● **Materials provided**:

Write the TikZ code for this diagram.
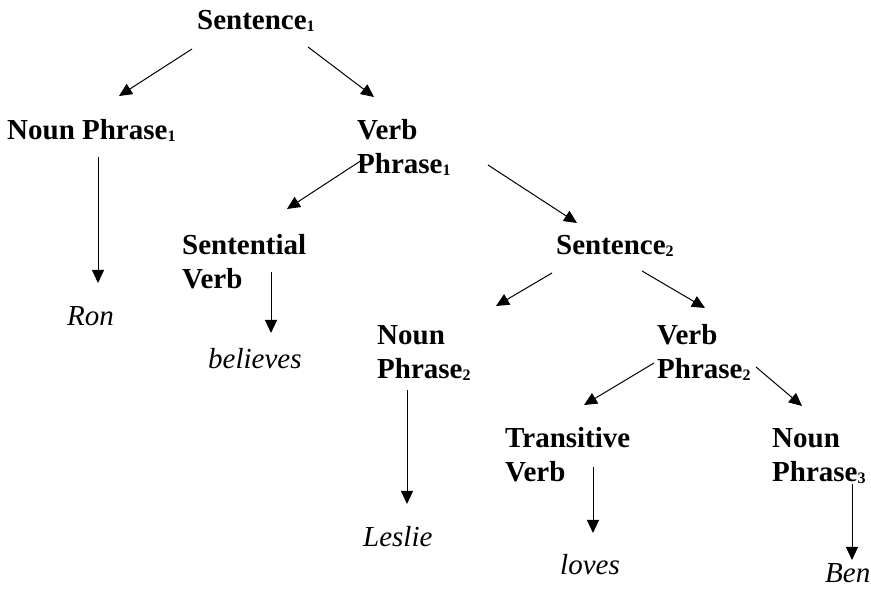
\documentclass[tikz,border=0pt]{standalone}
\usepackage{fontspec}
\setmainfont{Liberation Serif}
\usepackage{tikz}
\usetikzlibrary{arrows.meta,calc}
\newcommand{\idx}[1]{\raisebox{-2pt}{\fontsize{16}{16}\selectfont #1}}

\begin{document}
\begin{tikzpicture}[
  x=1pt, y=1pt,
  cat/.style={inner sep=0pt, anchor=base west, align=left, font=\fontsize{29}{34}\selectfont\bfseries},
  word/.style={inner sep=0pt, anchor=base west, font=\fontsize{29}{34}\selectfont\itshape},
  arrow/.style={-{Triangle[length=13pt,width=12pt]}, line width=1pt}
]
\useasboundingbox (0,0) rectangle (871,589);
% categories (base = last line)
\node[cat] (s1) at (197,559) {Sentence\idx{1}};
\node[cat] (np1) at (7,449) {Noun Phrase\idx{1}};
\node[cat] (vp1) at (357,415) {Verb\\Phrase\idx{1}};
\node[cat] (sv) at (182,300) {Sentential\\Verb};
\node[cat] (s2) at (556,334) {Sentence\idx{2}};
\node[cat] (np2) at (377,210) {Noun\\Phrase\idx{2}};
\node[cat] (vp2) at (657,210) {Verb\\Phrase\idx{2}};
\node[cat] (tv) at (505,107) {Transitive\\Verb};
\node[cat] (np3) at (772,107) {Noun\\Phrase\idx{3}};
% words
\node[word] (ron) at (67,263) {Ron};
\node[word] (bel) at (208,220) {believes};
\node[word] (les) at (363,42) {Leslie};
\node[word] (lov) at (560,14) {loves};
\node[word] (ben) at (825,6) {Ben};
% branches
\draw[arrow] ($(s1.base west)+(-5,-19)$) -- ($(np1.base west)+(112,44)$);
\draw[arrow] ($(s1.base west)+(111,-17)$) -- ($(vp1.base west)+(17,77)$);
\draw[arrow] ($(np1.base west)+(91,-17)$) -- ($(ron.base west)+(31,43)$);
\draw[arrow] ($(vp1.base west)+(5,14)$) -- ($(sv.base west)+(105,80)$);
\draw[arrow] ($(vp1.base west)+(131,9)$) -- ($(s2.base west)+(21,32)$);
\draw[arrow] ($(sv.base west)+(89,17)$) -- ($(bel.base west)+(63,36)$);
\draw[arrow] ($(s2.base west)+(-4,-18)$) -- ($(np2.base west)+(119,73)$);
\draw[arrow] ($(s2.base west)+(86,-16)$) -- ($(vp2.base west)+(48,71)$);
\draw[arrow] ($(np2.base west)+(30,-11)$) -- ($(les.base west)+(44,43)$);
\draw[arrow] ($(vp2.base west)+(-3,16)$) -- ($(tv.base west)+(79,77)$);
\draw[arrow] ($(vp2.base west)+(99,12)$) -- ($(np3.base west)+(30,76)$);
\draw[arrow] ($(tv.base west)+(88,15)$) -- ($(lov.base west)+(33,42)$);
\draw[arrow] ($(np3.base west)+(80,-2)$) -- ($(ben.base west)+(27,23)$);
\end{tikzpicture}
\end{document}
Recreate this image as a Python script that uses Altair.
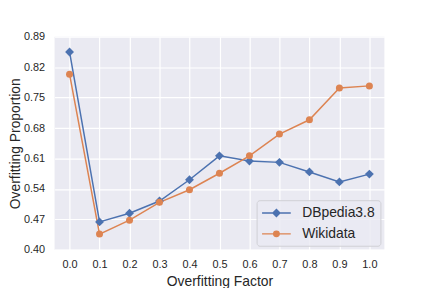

● **The exercise**:
Copy every line of the listing where the word "this" appears.

● **Task output**:
Write the TikZ code for this diagram.
Recreate this image as a Python script that uses Altair.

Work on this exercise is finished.